Por mi parte, no veo belleza en la fantasmagoría de una ciudad vacía, por limpio que esté su aire y por mucho que trasluzca el agua de sus ríos, como no veo belleza en la luz glacial de los cadáveres. Quienes de una ciudad sólo admiran las postales, no puede decirse que adoren la ciudad. No lo juzgo, pues algo parecido nos sucede a los urbanitas que vamos al campo dos veces al año: nos gustan los árboles y las chimeneas, pero queremos estar lejos del estiércol. Sin embargo, yo echo mucho de menos la ciudad, impúdica y caótica, y las muchas vidas que me ha dado.
Los amigos compasivos y los neurocientíficos intentan consolar a quienes somos capaces de ir a llorar a cualquier rincón de nuestra autobiografía. Nos repiten eso de que la nostalgia es una ficción, pues somos capaces de añorar momentos en los que en realidad no fuimos felices, e incluso que no hemos vivido. Pero les aseguro que esta vez no es caso; la nostalgia es más real que nunca. No añoro paraísos perdidos, sino una manera de vivir la ciudad, de estar en el mundo, que ahora parece lejana, inalcanzable. Extraño manosear los libros, palpar la fruta, fumar en grupo, compartir comida, ir al cine. Extraño el ruido y la suciedad ambiental de los humanos.

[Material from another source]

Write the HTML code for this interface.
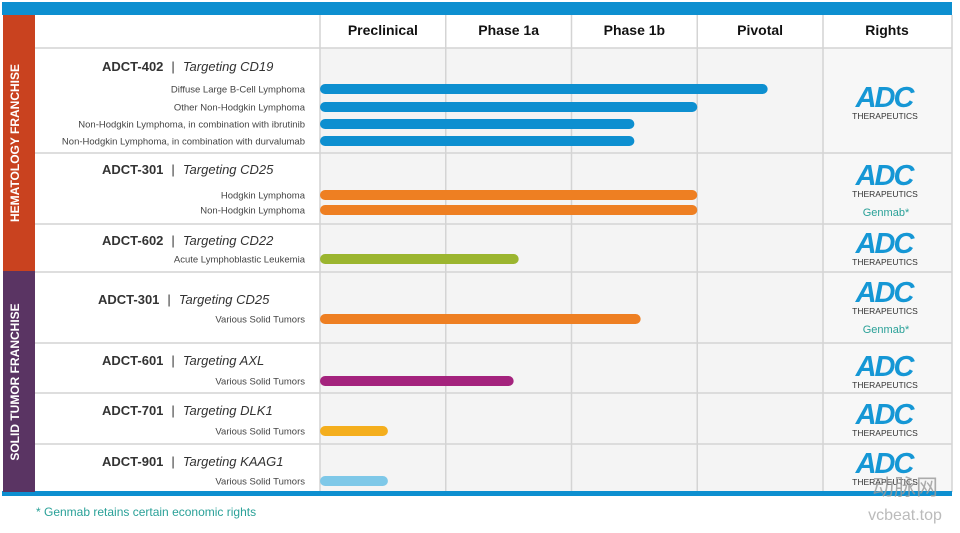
<!DOCTYPE html>
<html><head><meta charset="utf-8"><style>
body{margin:0;width:960px;height:533px;background:#fff;font-family:"Liberation Sans",Arial,sans-serif;position:relative;overflow:hidden}
</style></head><body>
<svg id="c" width="960" height="533" xmlns="http://www.w3.org/2000/svg" style="position:absolute;left:0;top:0"></svg>
<script>
const stages=["Preclinical","Phase 1a","Phase 1b","Pivotal"];
const programs=["ADCT-402","ADCT-301","ADCT-602","ADCT-301","ADCT-601","ADCT-701","ADCT-901"];
const targets=["Targeting CD19","Targeting CD25","Targeting CD22","Targeting CD25","Targeting AXL","Targeting DLK1","Targeting KAAG1"];
const indications=["Diffuse Large B-Cell Lymphoma","Other Non-Hodgkin Lymphoma","Non-Hodgkin Lymphoma, in combination with ibrutinib","Non-Hodgkin Lymphoma, in combination with durvalumab","Hodgkin Lymphoma","Non-Hodgkin Lymphoma","Acute Lymphoblastic Leukemia","Various Solid Tumors","Various Solid Tumors","Various Solid Tumors","Various Solid Tumors"];
const indProgram=[0,0,0,0,1,1,2,3,4,5,6];
const progress=[3.56,3.0,2.5,2.5,3.0,3.0,1.58,2.55,1.54,0.54,0.54];
const genmab=[false,true,false,true,false,false,false];
// layout
const S="http://www.w3.org/2000/svg",svg=document.getElementById('c');
function el(t,a,txt){const e=document.createElementNS(S,t);for(const k in a)e.setAttribute(k,a[k]);if(txt!=null)e.textContent=txt;svg.appendChild(e);return e;}
const x0=320,stageW=125.75;const xs=v=>x0+v*stageW;
const rowTops=[48,153,224,272,343,393,444,492];
const titleY=[66,169,240,299,360,410,461];
const logoY=[107,185,253,302,376,424,473];
const barY=[89,107,124,141,195,210,259,319,381,431,481];
const colors=["#0d8fd0","#ee7f22","#9bb52f","#ee7f22","#a4237d","#f4ae1d","#7ec8e8"];
let r=el('rect',{x:320,y:48,width:632,height:444,fill:'#f4f4f4'});
el('rect',{x:823,y:48,width:129,height:444,fill:'#f7f7f7'});
for(let i=0;i<=5;i++){const x=i<5?xs(i):952;const g=el('line',{x1:x,y1:15,x2:x,y2:492,stroke:'#d4d4d4','stroke-width':1.5});}
rowTops.forEach(y=>{const g=el('line',{x1:35,y1:y,x2:952,y2:y,stroke:'#d4d4d4','stroke-width':1.5});});
r=el('rect',{x:2,y:2,width:950,height:13,fill:'#0d8fd0'});
r=el('rect',{x:2,y:491,width:950,height:5,fill:'#0d8fd0'});
r=el('rect',{x:3,y:15,width:32,height:256,fill:'#c9421f'});
r=el('rect',{x:3,y:271,width:32,height:221,fill:'#5a3463'});
let t=el('text',{x:19,y:143,fill:'#fff','font-size':12,'font-weight':'bold','text-anchor':'middle',transform:'rotate(-90 19 143)'},'HEMATOLOGY FRANCHISE');
t=el('text',{x:19,y:382,fill:'#fff','font-size':12,'font-weight':'bold','text-anchor':'middle',transform:'rotate(-90 19 382)'},'SOLID TUMOR FRANCHISE');
stages.forEach((s,i)=>{const h=el('text',{x:xs(i)+stageW/2,y:35,'font-size':14,'font-weight':'bold','text-anchor':'middle',fill:'#111'},s);});
t=el('text',{x:887,y:35,'font-size':14,'font-weight':'bold','text-anchor':'middle',fill:'#111'},'Rights');
programs.forEach((p,i)=>{const tt=el('text',{x:i==3?98:102,y:titleY[i]+5,'font-size':13,fill:'#333'});
 tt.innerHTML='<tspan font-weight="bold">'+p+'</tspan><tspan dx="8">|</tspan><tspan dx="8" font-style="italic">'+targets[i]+'</tspan>';
 const by=logoY[i];
 const lg=el('text',{x:884,y:by,'font-size':29,'font-weight':'bold','font-style':'italic','text-anchor':'middle',fill:'#1597d5','letter-spacing':'-2'},'ADC');
 const th=el('text',{x:885,y:by+12,'font-size':8.5,'text-anchor':'middle',fill:'#333'},'THERAPEUTICS');
 if(genmab[i]){const g=el('text',{x:886,y:by+31,'font-size':11,'text-anchor':'middle',fill:'#2aa198'},'Genmab*');}
});
indications.forEach((n,i)=>{const tt=el('text',{x:305,y:barY[i]+3.5,'font-size':9.5,'text-anchor':'end',fill:'#444'},n);
 const b=el('rect',{x:x0,y:barY[i]-5,width:xs(progress[i])-x0,height:10,rx:5,fill:colors[indProgram[i]]});});
t=el('text',{x:36,y:516,'font-size':12,fill:'#2aa198'},'* Genmab retains certain economic rights');
t=el('text',{x:905,y:495,'font-size':22,'text-anchor':'middle',fill:'#999',opacity:0.8,'font-family':'"Noto Sans CJK SC",sans-serif'},'动脉网');
t=el('text',{x:905,y:520,'font-size':16,'text-anchor':'middle',fill:'#bbb'},'vcbeat.top');
</script>
</body></html>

Me escribe una amiga de Nueva York: su barrio, dice, es un escenario distópico. Las tiendas que cerraron no han reabierto, los hoteles son ahora albergues para los sin techo, la mayoría adictos y enfermos mentales sin acceso a sanidad ni a programas de desintoxicación. Nadie sale a la calle, ¿para qué? No hay conciertos, exposiciones, ni comercio. Los restaurantes sólo ofrecen asiento en calurosas terrazas o comida para llevar. Los colegios y universidades no abrirán hasta el próximo año, y sin su vitalidad la ciudad se ralentiza hasta la decrepitud. Muchos vecinos se han ido a las afueras, temerosos del efecto que pudiera tener este ambiente en sus hijos. En las reuniones de departamento algunos profesores reclaman que se facilite el parking, porque no pueden perder horas en el transporte público, ahora que viven extramuros. Mi amiga no lo entiende. Más que nunca, dice, la ciudad nos necesita.